After a brief encounter with an undead former Hollywood starlet, our hero finally finds love in the form of an actress from one the last movies he’ll ever make. She soon gets pregnant, and he’s facing down the barrel of Hollywood Marriage, but it all goes a lot better than he ever expected, and he finds himself truly, honestly happy for the first time in his life. So of course another horrible tragedy is right around the corner.

I don’t want to go into much more plot detail because this is one of those books that really works better the less you know going into it. Suffice it to say the plot takes a major turn about halfway through, and everything is different from there on out.

Garris’ voice as an author is assured, steady, and full of an almost bittersweet anger towards a business that would just as soon embrace you as destroy your very soul. You’re only as good as your last picture, a fact that our narrator is constantly reminded of through the ups and downs of his time on Earth. Garris uses his incredible berth of knowledge of all the behind-the-scenes wheelings and dealings of Hollywood to paint an incredibly vivid picture of just how fucked up the system truly is, and we as the reader are helped in our understanding of it because we go through it with the main character. This is not some semi-autobiography (unless there’s a lot of fucked up shit about Mick Garris that we don’t know about); it’s a view of Hollywood from one man who only wants to seduce the bitch and make her his lover.

At times the book does tend to drag as our main character goes off on diatribe after diatribe about how unfair and/or unjust the Dream Machine can be. There’s almost a pattern to how often this particular subject is brought up, to the point where Garris recognizes it and has the character call himself out on all his bitching. It’s fine to be opinionated and bitter towards Lady Hollywood, but when you keep on going back to her teat for a few more drops of milk, who else is there to blame but yourself? The one thing Development Hell really taught me, other than the fact that Garris is a damn fine prose writer, is to never, ever make movies unless you’re willing to die for your dream… both literally and figuratively.
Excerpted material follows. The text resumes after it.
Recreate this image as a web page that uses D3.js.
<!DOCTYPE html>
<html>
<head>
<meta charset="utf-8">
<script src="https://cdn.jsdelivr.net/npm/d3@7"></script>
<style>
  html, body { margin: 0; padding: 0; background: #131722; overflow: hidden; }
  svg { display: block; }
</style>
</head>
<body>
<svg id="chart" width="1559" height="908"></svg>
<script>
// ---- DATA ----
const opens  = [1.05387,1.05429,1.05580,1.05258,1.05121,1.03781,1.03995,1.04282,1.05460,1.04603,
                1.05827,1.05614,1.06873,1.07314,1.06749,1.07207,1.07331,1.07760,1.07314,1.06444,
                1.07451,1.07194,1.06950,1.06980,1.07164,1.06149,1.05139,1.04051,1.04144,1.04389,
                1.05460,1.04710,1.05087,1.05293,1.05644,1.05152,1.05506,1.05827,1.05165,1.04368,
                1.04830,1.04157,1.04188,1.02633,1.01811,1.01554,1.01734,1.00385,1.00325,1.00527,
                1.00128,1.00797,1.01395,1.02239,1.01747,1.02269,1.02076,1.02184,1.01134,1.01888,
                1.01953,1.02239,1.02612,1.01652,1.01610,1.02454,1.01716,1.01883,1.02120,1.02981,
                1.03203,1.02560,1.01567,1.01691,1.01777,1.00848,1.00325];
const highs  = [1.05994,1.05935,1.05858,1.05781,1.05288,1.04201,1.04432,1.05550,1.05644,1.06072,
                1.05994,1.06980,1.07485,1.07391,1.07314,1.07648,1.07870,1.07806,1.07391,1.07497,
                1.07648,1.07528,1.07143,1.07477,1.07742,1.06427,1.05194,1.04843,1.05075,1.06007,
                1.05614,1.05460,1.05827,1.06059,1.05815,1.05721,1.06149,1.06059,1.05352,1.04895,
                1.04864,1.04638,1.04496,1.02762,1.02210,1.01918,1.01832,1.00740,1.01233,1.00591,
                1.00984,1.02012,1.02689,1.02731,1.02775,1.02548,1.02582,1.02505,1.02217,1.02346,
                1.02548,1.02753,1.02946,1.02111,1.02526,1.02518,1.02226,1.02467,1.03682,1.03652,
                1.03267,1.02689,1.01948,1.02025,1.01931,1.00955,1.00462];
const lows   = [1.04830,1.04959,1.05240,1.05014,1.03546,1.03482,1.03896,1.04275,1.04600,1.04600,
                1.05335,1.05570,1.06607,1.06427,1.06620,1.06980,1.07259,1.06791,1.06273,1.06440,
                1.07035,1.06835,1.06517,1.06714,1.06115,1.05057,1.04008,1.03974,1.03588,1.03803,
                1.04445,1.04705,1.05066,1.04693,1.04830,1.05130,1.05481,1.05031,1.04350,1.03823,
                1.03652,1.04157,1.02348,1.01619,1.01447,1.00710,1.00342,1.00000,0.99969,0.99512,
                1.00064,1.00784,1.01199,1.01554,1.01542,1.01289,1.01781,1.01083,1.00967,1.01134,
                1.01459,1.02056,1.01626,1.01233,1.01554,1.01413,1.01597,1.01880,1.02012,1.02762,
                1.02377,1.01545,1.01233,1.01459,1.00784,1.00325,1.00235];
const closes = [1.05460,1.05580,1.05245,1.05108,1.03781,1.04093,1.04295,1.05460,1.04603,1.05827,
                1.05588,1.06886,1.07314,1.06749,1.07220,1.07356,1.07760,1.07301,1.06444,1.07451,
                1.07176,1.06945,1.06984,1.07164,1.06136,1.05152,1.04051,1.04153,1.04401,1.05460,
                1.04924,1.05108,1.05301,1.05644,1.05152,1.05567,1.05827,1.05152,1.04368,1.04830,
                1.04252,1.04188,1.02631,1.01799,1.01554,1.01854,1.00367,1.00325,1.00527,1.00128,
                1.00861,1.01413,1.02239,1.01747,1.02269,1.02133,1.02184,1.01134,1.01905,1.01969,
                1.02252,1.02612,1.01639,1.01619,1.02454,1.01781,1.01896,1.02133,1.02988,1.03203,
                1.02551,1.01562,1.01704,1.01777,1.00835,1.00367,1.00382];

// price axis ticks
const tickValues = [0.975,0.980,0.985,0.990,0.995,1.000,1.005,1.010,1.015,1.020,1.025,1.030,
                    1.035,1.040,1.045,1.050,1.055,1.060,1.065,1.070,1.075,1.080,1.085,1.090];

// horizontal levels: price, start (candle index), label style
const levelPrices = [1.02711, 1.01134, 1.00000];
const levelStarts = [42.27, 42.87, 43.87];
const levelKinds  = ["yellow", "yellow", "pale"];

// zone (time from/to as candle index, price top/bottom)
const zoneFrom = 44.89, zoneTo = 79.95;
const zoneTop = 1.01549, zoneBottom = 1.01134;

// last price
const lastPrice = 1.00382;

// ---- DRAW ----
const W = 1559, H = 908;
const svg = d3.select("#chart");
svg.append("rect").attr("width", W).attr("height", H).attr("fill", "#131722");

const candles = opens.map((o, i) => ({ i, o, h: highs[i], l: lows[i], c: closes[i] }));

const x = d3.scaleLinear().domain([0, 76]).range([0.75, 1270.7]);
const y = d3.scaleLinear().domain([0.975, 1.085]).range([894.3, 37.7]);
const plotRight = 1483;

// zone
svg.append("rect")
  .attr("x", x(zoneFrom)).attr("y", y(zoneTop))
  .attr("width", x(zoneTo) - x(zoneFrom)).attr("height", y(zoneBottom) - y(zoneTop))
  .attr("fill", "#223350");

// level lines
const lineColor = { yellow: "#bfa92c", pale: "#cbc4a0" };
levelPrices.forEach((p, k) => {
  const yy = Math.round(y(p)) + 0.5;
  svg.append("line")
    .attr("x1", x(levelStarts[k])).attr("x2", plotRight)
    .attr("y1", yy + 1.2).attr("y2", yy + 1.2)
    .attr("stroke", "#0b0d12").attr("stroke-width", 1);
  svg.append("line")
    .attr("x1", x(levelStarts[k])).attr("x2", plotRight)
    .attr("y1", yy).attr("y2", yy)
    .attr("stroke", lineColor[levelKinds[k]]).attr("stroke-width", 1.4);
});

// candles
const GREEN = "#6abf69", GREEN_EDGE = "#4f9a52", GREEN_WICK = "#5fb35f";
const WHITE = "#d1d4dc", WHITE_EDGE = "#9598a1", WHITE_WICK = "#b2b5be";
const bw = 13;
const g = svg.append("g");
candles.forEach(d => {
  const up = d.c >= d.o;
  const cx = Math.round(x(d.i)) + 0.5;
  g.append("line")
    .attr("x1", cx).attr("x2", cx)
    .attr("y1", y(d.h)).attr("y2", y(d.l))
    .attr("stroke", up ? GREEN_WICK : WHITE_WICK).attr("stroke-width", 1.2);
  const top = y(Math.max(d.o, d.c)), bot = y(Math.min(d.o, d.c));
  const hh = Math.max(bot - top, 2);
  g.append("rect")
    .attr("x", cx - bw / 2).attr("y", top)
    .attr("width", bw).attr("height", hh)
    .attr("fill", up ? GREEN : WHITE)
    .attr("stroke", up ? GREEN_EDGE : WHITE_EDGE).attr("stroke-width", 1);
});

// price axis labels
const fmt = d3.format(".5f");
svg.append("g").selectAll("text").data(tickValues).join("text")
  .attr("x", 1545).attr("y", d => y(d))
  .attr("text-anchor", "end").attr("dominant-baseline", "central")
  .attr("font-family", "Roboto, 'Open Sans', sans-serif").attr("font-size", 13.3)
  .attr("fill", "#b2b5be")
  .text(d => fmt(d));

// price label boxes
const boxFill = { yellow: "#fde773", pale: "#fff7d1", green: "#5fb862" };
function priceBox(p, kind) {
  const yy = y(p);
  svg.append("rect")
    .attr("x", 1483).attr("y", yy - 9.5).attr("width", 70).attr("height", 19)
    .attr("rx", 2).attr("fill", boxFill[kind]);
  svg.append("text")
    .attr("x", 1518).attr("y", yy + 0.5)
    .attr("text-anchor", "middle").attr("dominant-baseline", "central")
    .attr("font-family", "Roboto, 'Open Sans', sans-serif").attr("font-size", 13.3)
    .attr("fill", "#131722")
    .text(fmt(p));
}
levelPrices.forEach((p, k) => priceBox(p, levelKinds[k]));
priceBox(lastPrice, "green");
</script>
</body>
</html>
Development Hell is, first and foremost, just a damn fine story. Garris throws in enough twists and turns to keep the reader wondering what’s going to happen on the very next page, let alone 200 pages down the line, and it’s told with such a sharp eye and keen insight into its subject as to almost serve as a warning for anyone who thinks they have what it takes to make movies. Of course, there is a degree of hyperbole about the entire tale, but then what great story based in any sort of reality isn’t made better with a dash of embellishment here and there? Humor, horror, and real human emotions all combine to make Development Hell a must-read for anyone who calls himself a movie fan.